Plusieurs dizaines d'entre eux étaient présents à l'audience, dont une partie de la petite trentaine de couturières. Plusieurs avaient les larmes aux yeux après l'annonce de la décision. Beaucoup ont gardé le silence.

"C'est surréaliste, on n'arrive pas à croire qu'on arrête, ce n'est pas possible", lance Monika Soszynska, assistante accessoires haute couture. "Je ne peux pas croire qu'on ne fera pas la prochaine collection haute couture" en janvier.

Toutes ont voulu y croire jusqu'au bout et ont continué depuis juillet à venir sur leur lieu de travail, alors que les ateliers sont en sommeil depuis la présentation de la collection haute couture.

"Je me suis battue, j'y ai cru à fond", surtout à l'hypothèse du rachat par un cheikh émirati, "et j'y crois encore", lance Nadia Schooppe, 47 ans, qui a travaillé 27 ans et demi auprès de Christian Lacroix, chez Patou puis dans sa propre maison de couture. "Je ne pensais pas que ça se terminerait comme ça. Je ne comprends pas comment une maison comme Christian Lacroix peut ne pas fédérer des acheteurs, et mon avenir sans Christian Lacroix, je ne le comprends pas non plus", dit-elle.

"On ne s'est pas projetées dans l'avenir, on n'a toujours fait qu'espérer", dit une autre couturière qui a aussi du mal à tourner la page. "C'est la lettre (ndlr: de licenciement) qui permettra de se projeter", dit-elle.

"On espérait toutes jusqu'au bout, on va attendre les lettres" qui devraient arriver d'ici à quinze jours, confirme Véronique Anton, 37 ans dont 19 à l'atelier flou de la maison Lacroix.

Chez certains, la colère se mêle à l'incrédulité. "On est en colère quand on voit le travail de M. Lacroix, tout ce qu'il a fait", dit Monika Soszynska. "Un patrimoine français à un tel niveau ne peut pas disparaître comme ça", ajoute-t-elle, émue.

"Les clientes sont là, on a un soutien énorme, et tout ça est gâché", déplore un autre salarié présent à l'audience. Les Falic "n'ont pas su faire et ne sauront pas faire, ils vont vendre des kleenex et des briquets", lance-t-il.

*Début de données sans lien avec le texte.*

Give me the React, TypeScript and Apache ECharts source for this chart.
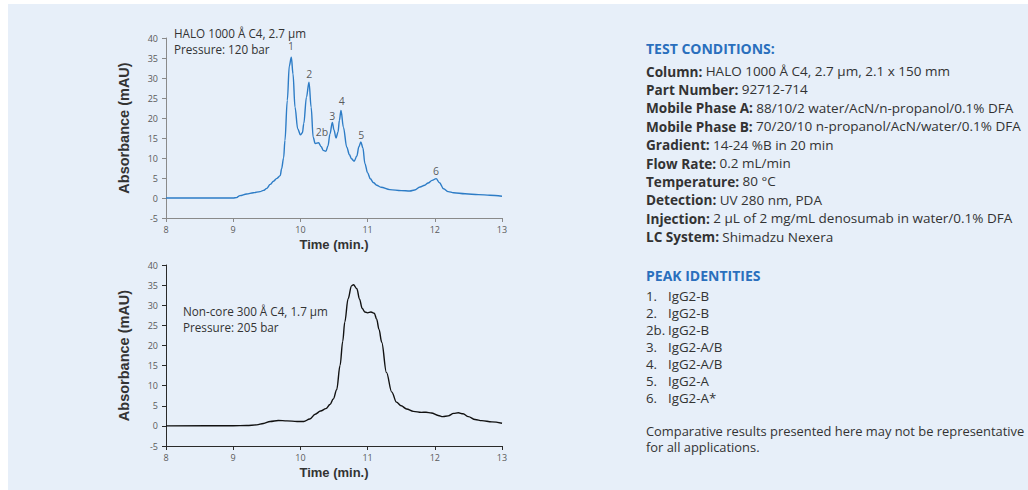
import React, { useEffect, useRef } from "react";
import * as echarts from "echarts";

// Top chromatogram: HALO 1000 Å C4
const haloTime = [8, 9.0, 9.05, 9.1, 9.2, 9.3, 9.4, 9.45, 9.5, 9.55, 9.6, 9.65, 9.7, 9.72, 9.75, 9.77, 9.805, 9.835, 9.865, 9.89, 9.92, 9.96, 10.0, 10.03, 10.05, 10.09, 10.128, 10.16, 10.19, 10.22, 10.27, 10.31, 10.34, 10.38, 10.41, 10.44, 10.475, 10.5, 10.53, 10.56, 10.58, 10.604, 10.64, 10.69, 10.73, 10.76, 10.8, 10.84, 10.87, 10.9, 10.93, 10.96, 11.0, 11.04, 11.09, 11.135, 11.2, 11.33, 11.5, 11.63, 11.7, 11.78, 11.85, 11.9, 11.96, 12.02, 12.07, 12.13, 12.2, 12.28, 12.45, 12.65, 12.82, 13.0];
const haloAbs = [0, 0, 0.1, 0.6, 1.0, 1.3, 1.6, 1.9, 2.4, 3.4, 4.2, 4.9, 5.6, 7.3, 10, 14.4, 24.4, 33, 35.2, 31, 22.7, 17.3, 15.8, 16.3, 18.6, 25.2, 28.95, 22.7, 15.2, 13.6, 13.8, 12.8, 11.9, 11.7, 13, 16, 18.9, 17, 15.0, 16.5, 19.4, 21.9, 17.7, 12.7, 10.8, 9.8, 9.2, 10.5, 12.8, 14.0, 12.5, 8.6, 6.3, 4.8, 3.8, 3.2, 2.7, 2.1, 1.85, 1.75, 2.0, 2.75, 3.2, 3.75, 4.4, 4.85, 3.8, 2.3, 1.6, 1.3, 1.05, 0.85, 0.7, 0.45];

// Peak labels (top chart)
const peakNames = ["1", "2", "2b", "3", "4", "5", "6"];
const peakLabelTime = [9.86, 10.133, 10.32, 10.475, 10.614, 10.907, 12.018];
const peakLabelAbs = [37.9, 30.9, 16.5, 20.4, 24.2, 15.8, 6.7];

// Bottom chromatogram: Non-core 300 Å C4
const nonCoreTime = [8, 9.0, 9.2, 9.35, 9.45, 9.55, 9.67, 9.8, 9.95, 10.05, 10.14, 10.22, 10.3, 10.38, 10.44, 10.49, 10.54, 10.59, 10.63, 10.66, 10.71, 10.76, 10.79, 10.84, 10.88, 10.92, 10.96, 11.0, 11.05, 11.1, 11.135, 11.17, 11.21, 11.28, 11.36, 11.43, 11.5, 11.58, 11.68, 11.8, 11.87, 11.95, 12.05, 12.12, 12.2, 12.28, 12.35, 12.42, 12.5, 12.6, 12.7, 12.85, 13.0];
const nonCoreAbs = [0, 0.05, 0.1, 0.25, 0.6, 1.1, 1.35, 1.25, 1.1, 1.1, 1.7, 2.9, 3.7, 4.3, 5.3, 6.7, 9.0, 15.0, 21, 25.8, 31.6, 34.8, 35.1, 34.1, 31.5, 29.2, 28.3, 28.1, 28.3, 28.0, 26.5, 24, 20.8, 13.3, 8.4, 5.9, 5.0, 4.2, 3.6, 3.35, 3.4, 3.2, 2.6, 2.3, 2.5, 3.1, 3.25, 3.0, 2.3, 1.6, 1.3, 1.0, 0.65];

const xTitle = "Time (min.)";
const yTitle = "Absorbance (mAU)";
const topNote = ["HALO 1000 Å C4, 2.7 µm", "Pressure: 120 bar"];
const bottomNote = ["Non-core 300 Å C4, 1.7 µm", "Pressure: 205 bar"];

const conditionsTitle = "TEST CONDITIONS:";
const conditionLabels = ["Column:", "Part Number:", "Mobile Phase A:", "Mobile Phase B:", "Gradient:", "Flow Rate:", "Temperature:", "Detection:", "Injection:", "LC System:"];
const conditionValues = ["HALO 1000 Å C4, 2.7 µm, 2.1 x 150 mm", "92712-714", "88/10/2 water/AcN/n-propanol/0.1% DFA", "70/20/10 n-propanol/AcN/water/0.1% DFA", "14-24 %B in 20 min", "0.2 mL/min", "80 °C", "UV 280 nm, PDA", "2 µL of 2 mg/mL denosumab in water/0.1% DFA", "Shimadzu Nexera"];

const peaksTitle = "PEAK IDENTITIES";
const peakIdNums = ["1.", "2.", "2b.", "3.", "4.", "5.", "6."];
const peakIdNames = ["IgG2-B", "IgG2-B", "IgG2-B", "IgG2-A/B", "IgG2-A/B", "IgG2-A", "IgG2-A*"];
const footnote = ["Comparative results presented here may not be representative", "for all applications."];

const zip = (a: number[], b: number[]) => a.map((v, i) => [v, b[i]]);

const FONT = "'Open Sans', sans-serif";
const TEXT = "#333333";
const BLUE_TITLE = "#2a6fbd";

function axisPair(idx: number, axisColor: string) {
  const x = {
    gridIndex: idx,
    type: "value",
    min: 8,
    max: 13,
    interval: 1,
    name: xTitle,
    nameLocation: "middle",
    nameGap: 20,
    nameTextStyle: { fontFamily: "'Liberation Sans', Arial, sans-serif", fontWeight: "bold", fontSize: 13, color: TEXT },
    axisLine: { show: true, onZero: false, lineStyle: { color: axisColor, width: 1 } },
    axisTick: { show: true, length: 4, inside: false, lineStyle: { color: axisColor } },
    axisLabel: { fontFamily: FONT, fontSize: 9, color: "#5a5a5a", margin: 7 },
    splitLine: { show: false },
  };
  const y = {
    gridIndex: idx,
    type: "value",
    min: -5,
    max: 40,
    interval: 5,
    name: yTitle,
    nameLocation: "middle",
    nameGap: 35,
    nameRotate: 90,
    nameTextStyle: { fontFamily: "'Liberation Sans', Arial, sans-serif", fontWeight: "bold", fontSize: 14.5, color: TEXT },
    axisLine: { show: true, onZero: false, lineStyle: { color: axisColor, width: 1 } },
    axisTick: { show: true, length: 4, inside: false, lineStyle: { color: axisColor } },
    axisLabel: { fontFamily: FONT, fontSize: 9, color: "#5a5a5a", margin: 8 },
    splitLine: { show: false },
  };
  return { x, y };
}

export default function App() {
  const ref = useRef<HTMLDivElement>(null);
  useEffect(() => {
    if (!ref.current) return;
    const chart = echarts.init(ref.current, undefined, { renderer: "svg" });
    const a0 = axisPair(0, "#8a8a8a");
    const a1 = axisPair(1, "#2a2a2a");

    const graphics: any[] = [];
    topNote.forEach((t, i) => {
      graphics.push({ type: "text", left: 174, top: 27 + i * 16, style: { text: t, font: `11.7px ${FONT}`, fill: TEXT } });
    });
    bottomNote.forEach((t, i) => {
      graphics.push({ type: "text", left: 183, top: 305 + i * 16, style: { text: t, font: `11.7px ${FONT}`, fill: TEXT } });
    });
    graphics.push({ type: "text", left: 646, top: 41, style: { text: conditionsTitle, font: `bold 14px ${FONT}`, fill: BLUE_TITLE } });
    conditionLabels.forEach((lab, i) => {
      graphics.push({
        type: "text",
        left: 646,
        top: 64 + i * 18.4,
        style: {
          text: `{b|${lab}} {n|${conditionValues[i]}}`,
          rich: {
            b: { fontFamily: FONT, fontWeight: "bold", fontSize: 13.6, fill: TEXT },
            n: { fontFamily: FONT, fontSize: 13.5, fill: TEXT },
          },
        },
      });
    });
    graphics.push({ type: "text", left: 646, top: 268, style: { text: peaksTitle, font: `bold 14px ${FONT}`, fill: BLUE_TITLE } });
    peakIdNums.forEach((n, i) => {
      graphics.push({ type: "text", left: 646, top: 289 + i * 17, style: { text: n, font: `13.3px ${FONT}`, fill: TEXT } });
      graphics.push({ type: "text", left: 668, top: 289 + i * 17, style: { text: peakIdNames[i], font: `13.3px ${FONT}`, fill: TEXT } });
    });
    footnote.forEach((t, i) => {
      graphics.push({ type: "text", left: 646, top: 424 + i * 16, style: { text: t, font: `12.9px ${FONT}`, fill: TEXT } });
    });

    chart.setOption({
      animation: false,
      grid: [
        { left: 166, top: 38, width: 336, height: 180 },
        { left: 166, top: 265, width: 336, height: 181 },
      ],
      xAxis: [a0.x, a1.x],
      yAxis: [a0.y, a1.y],
      series: [
        {
          type: "line",
          xAxisIndex: 0,
          yAxisIndex: 0,
          data: zip(haloTime, haloAbs),
          smooth: 0.35,
          smoothMonotone: "x",
          showSymbol: false,
          lineStyle: { color: "#2d7cc6", width: 1.4 },
        },
        {
          type: "scatter",
          xAxisIndex: 0,
          yAxisIndex: 0,
          symbolSize: 0,
          data: peakNames.map((n, i) => ({ name: n, value: [peakLabelTime[i], peakLabelAbs[i]] })),
          label: {
            show: true,
            position: "inside",
            formatter: (p: any) => p.name,
            fontFamily: FONT,
            fontSize: 10.5,
            color: TEXT,
          },
        },
        {
          type: "line",
          xAxisIndex: 1,
          yAxisIndex: 1,
          data: zip(nonCoreTime, nonCoreAbs),
          smooth: 0.35,
          smoothMonotone: "x",
          showSymbol: false,
          lineStyle: { color: "#111111", width: 1.4 },
        },
      ],
      graphic: graphics,
    });
    return () => chart.dispose();
  }, []);

  return (
    <div style={{ position: "absolute", left: 0, top: 0, width: 1028, height: 490, background: "#ffffff" }}>
      <div style={{ position: "absolute", left: 8, top: 4, width: 1020, height: 486, background: "#e7eff9" }} />
      <div ref={ref} style={{ position: "absolute", left: 0, top: 0, width: 1028, height: 490 }} />
    </div>
  );
}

L'avenir s'annonce sombre. Les couturières "vont avoir du mal à se réintégrer. Le savoir-faire qu'elles ont acquis au sein de la maison Lacroix n'est pas transposable ailleurs", estime un salarié. "Un commercial, un contrôleur de gestion arrivera toujours à se replacer ailleurs, mais une fille qui a travaillé 22 ans chez Christian Lacroix, qui a commencé à 17 ans, elle n'ira pas bosser chez Chanel, elle ne saura pas".

"Retrouver un emploi, c'est pas demain la veille", reconnaît Nadia Schoope. "On sait qu'ailleurs il n'y a pas de boulot". Elle espère "trouver un peu de travail pendant les collections", les maisons embauchant alors des extras, et envisage de "se reformer en prêt-à-porter de luxe".

Le monde de la couture "est un monde très fermé", rappelle une autre couturière, qui n'exclut pas de se présenter à une agence d'intérim. Elle n'a aucune piste pour l'instant.